--- start of DATASET CONTENT ---
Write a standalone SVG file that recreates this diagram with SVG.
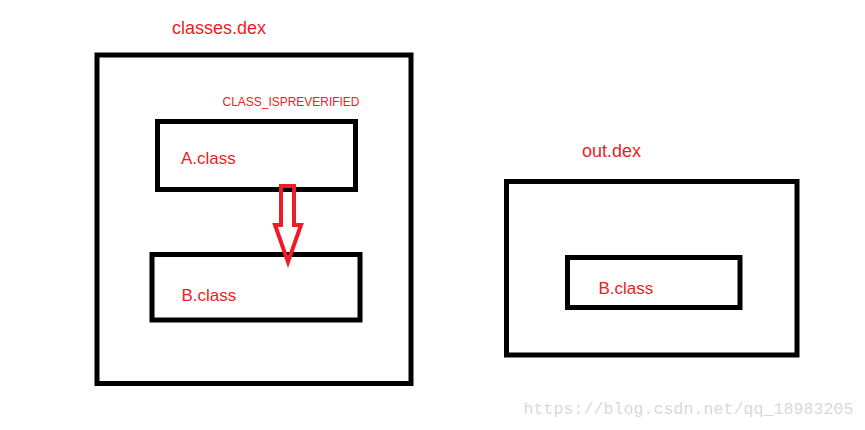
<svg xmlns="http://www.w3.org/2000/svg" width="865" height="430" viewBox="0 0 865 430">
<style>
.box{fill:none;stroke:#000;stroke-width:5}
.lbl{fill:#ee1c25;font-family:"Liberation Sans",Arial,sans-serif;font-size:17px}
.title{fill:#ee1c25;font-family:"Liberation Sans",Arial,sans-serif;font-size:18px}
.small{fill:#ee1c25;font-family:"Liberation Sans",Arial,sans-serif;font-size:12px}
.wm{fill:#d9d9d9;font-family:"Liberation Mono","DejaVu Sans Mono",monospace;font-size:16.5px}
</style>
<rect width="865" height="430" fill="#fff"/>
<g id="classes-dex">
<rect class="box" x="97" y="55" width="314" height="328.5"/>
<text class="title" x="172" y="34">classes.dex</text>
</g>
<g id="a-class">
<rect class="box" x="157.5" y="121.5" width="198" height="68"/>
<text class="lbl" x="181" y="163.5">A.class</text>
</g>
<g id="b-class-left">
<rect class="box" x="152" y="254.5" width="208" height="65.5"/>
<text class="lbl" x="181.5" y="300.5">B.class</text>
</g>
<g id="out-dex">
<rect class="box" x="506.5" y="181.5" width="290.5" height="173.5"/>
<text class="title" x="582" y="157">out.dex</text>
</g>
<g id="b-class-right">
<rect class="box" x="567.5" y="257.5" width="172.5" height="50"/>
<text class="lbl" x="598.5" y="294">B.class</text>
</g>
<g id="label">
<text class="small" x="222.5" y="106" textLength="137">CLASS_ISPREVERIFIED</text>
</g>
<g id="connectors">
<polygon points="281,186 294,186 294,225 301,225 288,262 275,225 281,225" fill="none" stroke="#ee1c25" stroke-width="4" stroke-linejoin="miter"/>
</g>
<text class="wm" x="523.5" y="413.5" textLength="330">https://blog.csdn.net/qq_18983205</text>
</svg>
--- end of DATASET CONTENT ---
→ **TASK DETAILS**:
Reproduce every line precisely as given, omitting all pictures.

→ **RESULT**:
Write a standalone SVG file that recreates this diagram with SVG.
<svg xmlns="http://www.w3.org/2000/svg" width="865" height="430" viewBox="0 0 865 430">
<style>
.box{fill:none;stroke:#000;stroke-width:5}
.lbl{fill:#ee1c25;font-family:"Liberation Sans",Arial,sans-serif;font-size:17px}
.title{fill:#ee1c25;font-family:"Liberation Sans",Arial,sans-serif;font-size:18px}
.small{fill:#ee1c25;font-family:"Liberation Sans",Arial,sans-serif;font-size:12px}
.wm{fill:#d9d9d9;font-family:"Liberation Mono","DejaVu Sans Mono",monospace;font-size:16.5px}
</style>
<rect width="865" height="430" fill="#fff"/>
<g id="classes-dex">
<rect class="box" x="97" y="55" width="314" height="328.5"/>
<text class="title" x="172" y="34">classes.dex</text>
</g>
<g id="a-class">
<rect class="box" x="157.5" y="121.5" width="198" height="68"/>
<text class="lbl" x="181" y="163.5">A.class</text>
</g>
<g id="b-class-left">
<rect class="box" x="152" y="254.5" width="208" height="65.5"/>
<text class="lbl" x="181.5" y="300.5">B.class</text>
</g>
<g id="out-dex">
<rect class="box" x="506.5" y="181.5" width="290.5" height="173.5"/>
<text class="title" x="582" y="157">out.dex</text>
</g>
<g id="b-class-right">
<rect class="box" x="567.5" y="257.5" width="172.5" height="50"/>
<text class="lbl" x="598.5" y="294">B.class</text>
</g>
<g id="label">
<text class="small" x="222.5" y="106" textLength="137">CLASS_ISPREVERIFIED</text>
</g>
<g id="connectors">
<polygon points="281,186 294,186 294,225 301,225 288,262 275,225 281,225" fill="none" stroke="#ee1c25" stroke-width="4" stroke-linejoin="miter"/>
</g>
<text class="wm" x="523.5" y="413.5" textLength="330">https://blog.csdn.net/qq_18983205</text>
</svg>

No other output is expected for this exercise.